Leasehold and Freehold Reform Bill – will it all happen?

Today the government at last introduced in parliament the much anticipated legislation ‘to simplify and make cheaper’ the process of extending a lease or acquiring the freehold, the reforms having been on the cards since January 21 as reported on this blog.

The process though is likely to turn into something of a damp squib.

As much as the anticipated less contested proposals to

  • Extend an existing lease by 990 years on both flats and houses,
  • Remove the 2 year wait to qualify (as already applies on collective claims for the freehold on blocks flats); and
  • Increasing the 25% ‘non residential’ limit in collective claims is likely to reach the statute book.
  • Fix / prescribe capitalisation, deferment rates and possibly relativity and even a standardised on line calculator.

The more contentious proposals to :

  • Cap all existing ground rents to a peppercorn (as opposed to the previous proposal to cap all rents to 0.1% of freehold value for the limited purposes only of calculating the enfranchisement price), and:
  • Abolish marriage value (which will approximately half the premium payable on an existing lease of circa 40 to 50 years unexpired when converted to freehold / extended 100 year + lease) –

it will remain to be seen whether these seminal changes will reach the statute book.
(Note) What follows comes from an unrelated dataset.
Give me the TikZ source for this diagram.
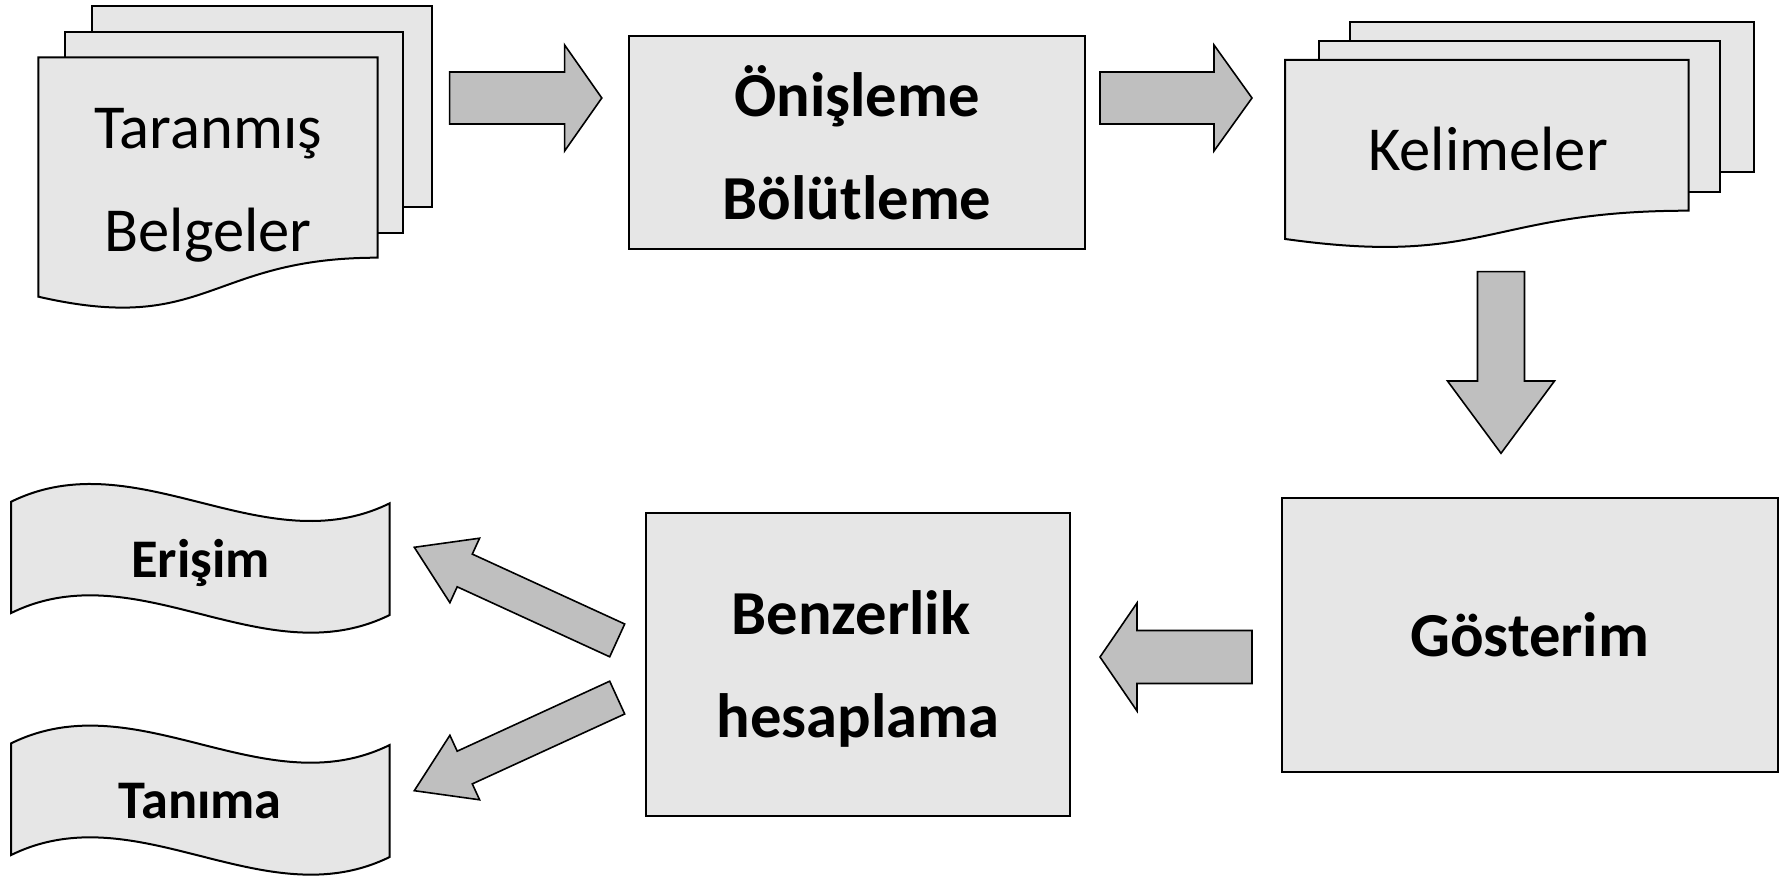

Nevertheless government launched on 9th November a 36 point consultation paper on whether it should cap ground rents which runs to 21st December.

https://www.gov.uk/government/consultations/modern-leasehold-restricting-ground-rent-for-existing-leases/modern-leasehold-restricting-ground-rent-for-existing-leases

In respect of the abolition of marriage value reform  – there is likely to be severe challenge from freeholders and onward reference to Strasbourg on Human Rights issues which the government will be keen to avoid let alone whether there will be enough time to get all the proposals through before the next General Election.

Whether the government will have the oomph to get these ground breaking proposals through we will have to wait to see – watch this space.